• **Problem to solve**:
Starting at the first line of the listing below, retype each line up to and including the one that contains "from matplotlib.ticker import MultipleLocator". Leave pictures out.
==============================
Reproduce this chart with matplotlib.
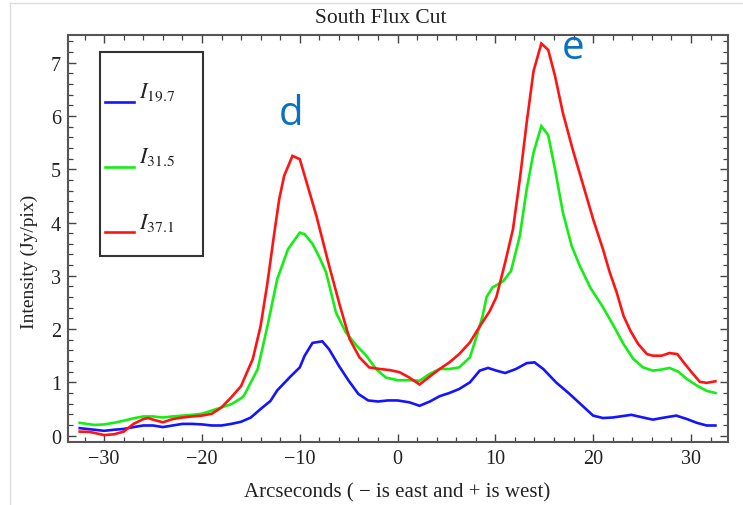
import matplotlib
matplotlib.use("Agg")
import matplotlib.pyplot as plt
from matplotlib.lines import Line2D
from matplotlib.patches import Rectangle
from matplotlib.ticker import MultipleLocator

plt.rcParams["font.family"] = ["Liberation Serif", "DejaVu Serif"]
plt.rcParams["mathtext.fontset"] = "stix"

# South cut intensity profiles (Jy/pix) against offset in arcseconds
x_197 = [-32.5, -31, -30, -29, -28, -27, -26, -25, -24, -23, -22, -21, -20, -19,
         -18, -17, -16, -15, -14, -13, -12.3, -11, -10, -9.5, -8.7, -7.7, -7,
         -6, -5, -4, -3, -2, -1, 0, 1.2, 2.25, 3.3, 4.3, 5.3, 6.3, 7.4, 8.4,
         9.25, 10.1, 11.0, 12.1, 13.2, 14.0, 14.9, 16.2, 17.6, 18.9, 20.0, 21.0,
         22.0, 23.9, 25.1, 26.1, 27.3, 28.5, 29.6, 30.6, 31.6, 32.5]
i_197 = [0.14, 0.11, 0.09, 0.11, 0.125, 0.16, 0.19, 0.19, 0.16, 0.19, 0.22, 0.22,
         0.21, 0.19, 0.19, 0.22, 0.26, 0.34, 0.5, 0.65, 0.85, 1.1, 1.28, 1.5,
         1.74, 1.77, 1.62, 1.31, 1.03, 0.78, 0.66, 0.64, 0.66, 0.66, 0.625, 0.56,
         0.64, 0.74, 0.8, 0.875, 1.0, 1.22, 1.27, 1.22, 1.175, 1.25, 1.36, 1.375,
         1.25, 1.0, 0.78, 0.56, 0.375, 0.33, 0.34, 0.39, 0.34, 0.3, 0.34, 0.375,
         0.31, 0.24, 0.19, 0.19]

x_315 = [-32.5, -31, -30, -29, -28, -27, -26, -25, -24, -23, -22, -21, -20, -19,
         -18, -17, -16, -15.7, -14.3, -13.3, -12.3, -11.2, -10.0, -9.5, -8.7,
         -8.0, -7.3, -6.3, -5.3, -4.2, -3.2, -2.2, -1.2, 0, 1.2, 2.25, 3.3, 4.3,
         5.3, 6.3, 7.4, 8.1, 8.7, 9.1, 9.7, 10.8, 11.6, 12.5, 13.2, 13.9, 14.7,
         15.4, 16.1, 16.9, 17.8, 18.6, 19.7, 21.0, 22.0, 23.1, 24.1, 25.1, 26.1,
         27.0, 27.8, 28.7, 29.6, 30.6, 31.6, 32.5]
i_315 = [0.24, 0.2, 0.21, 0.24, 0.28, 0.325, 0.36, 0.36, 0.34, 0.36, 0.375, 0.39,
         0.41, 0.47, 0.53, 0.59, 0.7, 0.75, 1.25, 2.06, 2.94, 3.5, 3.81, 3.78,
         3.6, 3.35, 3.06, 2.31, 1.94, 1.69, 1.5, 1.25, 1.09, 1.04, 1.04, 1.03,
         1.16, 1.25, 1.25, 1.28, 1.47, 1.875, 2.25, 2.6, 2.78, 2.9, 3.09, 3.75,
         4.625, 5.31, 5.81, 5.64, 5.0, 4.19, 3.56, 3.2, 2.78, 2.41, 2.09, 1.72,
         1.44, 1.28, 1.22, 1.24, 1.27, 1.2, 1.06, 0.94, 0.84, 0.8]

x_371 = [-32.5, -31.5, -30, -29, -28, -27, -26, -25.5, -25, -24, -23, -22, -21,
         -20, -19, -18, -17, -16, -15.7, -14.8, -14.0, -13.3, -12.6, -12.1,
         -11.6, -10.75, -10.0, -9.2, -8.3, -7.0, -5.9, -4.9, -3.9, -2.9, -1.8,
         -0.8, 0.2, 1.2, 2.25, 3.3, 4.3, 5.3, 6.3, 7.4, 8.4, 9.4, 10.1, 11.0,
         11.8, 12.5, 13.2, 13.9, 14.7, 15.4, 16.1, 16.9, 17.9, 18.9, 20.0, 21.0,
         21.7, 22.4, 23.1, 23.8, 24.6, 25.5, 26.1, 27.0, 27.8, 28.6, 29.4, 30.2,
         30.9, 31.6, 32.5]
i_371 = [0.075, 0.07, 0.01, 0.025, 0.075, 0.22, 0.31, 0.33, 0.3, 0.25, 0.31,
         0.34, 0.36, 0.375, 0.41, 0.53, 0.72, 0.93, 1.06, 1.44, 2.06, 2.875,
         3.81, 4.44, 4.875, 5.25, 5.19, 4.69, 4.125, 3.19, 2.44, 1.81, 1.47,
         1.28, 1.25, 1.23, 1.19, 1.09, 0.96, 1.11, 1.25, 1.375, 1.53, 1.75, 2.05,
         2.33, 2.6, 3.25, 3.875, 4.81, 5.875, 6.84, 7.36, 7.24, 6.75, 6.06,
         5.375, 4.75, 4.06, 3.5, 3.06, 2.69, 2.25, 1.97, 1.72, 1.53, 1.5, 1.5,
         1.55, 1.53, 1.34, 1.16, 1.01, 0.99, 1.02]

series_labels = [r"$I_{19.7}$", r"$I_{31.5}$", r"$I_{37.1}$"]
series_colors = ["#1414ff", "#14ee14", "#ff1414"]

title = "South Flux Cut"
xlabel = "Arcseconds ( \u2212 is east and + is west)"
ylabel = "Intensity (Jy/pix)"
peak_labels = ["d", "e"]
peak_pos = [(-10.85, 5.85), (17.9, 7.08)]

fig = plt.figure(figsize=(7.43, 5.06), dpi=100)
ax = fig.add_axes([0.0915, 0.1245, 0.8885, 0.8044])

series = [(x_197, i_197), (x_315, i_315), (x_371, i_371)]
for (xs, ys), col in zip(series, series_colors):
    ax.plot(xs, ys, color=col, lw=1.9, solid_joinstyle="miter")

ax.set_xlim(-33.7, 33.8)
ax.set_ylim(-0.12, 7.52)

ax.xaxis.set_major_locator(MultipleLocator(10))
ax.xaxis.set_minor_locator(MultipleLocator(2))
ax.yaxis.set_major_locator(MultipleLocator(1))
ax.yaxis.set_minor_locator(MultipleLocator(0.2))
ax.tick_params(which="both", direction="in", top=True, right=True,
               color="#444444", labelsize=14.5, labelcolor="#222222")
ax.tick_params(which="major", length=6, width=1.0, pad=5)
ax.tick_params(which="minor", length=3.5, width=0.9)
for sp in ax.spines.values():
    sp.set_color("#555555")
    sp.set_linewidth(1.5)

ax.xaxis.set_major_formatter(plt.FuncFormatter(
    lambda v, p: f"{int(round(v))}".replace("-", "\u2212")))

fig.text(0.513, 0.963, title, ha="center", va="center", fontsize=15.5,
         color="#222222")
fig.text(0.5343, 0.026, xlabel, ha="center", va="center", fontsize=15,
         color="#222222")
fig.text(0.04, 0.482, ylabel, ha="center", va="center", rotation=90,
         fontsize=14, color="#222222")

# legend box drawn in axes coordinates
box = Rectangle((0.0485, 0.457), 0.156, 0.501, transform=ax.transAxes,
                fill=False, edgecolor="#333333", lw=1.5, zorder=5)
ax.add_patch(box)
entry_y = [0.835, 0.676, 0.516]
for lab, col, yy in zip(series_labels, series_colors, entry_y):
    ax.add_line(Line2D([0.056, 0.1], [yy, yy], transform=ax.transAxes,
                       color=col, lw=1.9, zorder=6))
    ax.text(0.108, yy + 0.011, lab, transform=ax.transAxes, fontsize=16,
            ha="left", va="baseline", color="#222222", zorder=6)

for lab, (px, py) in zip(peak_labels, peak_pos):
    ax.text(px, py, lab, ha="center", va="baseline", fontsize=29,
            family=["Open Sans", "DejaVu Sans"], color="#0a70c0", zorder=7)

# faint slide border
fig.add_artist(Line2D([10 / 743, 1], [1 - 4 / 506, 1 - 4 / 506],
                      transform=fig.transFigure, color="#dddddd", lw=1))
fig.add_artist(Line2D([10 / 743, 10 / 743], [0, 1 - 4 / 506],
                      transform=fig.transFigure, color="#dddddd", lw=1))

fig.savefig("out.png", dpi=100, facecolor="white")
==============================
• **Task response**:
Reproduce this chart with matplotlib.
import matplotlib
matplotlib.use("Agg")
import matplotlib.pyplot as plt
from matplotlib.lines import Line2D
from matplotlib.patches import Rectangle
from matplotlib.ticker import MultipleLocator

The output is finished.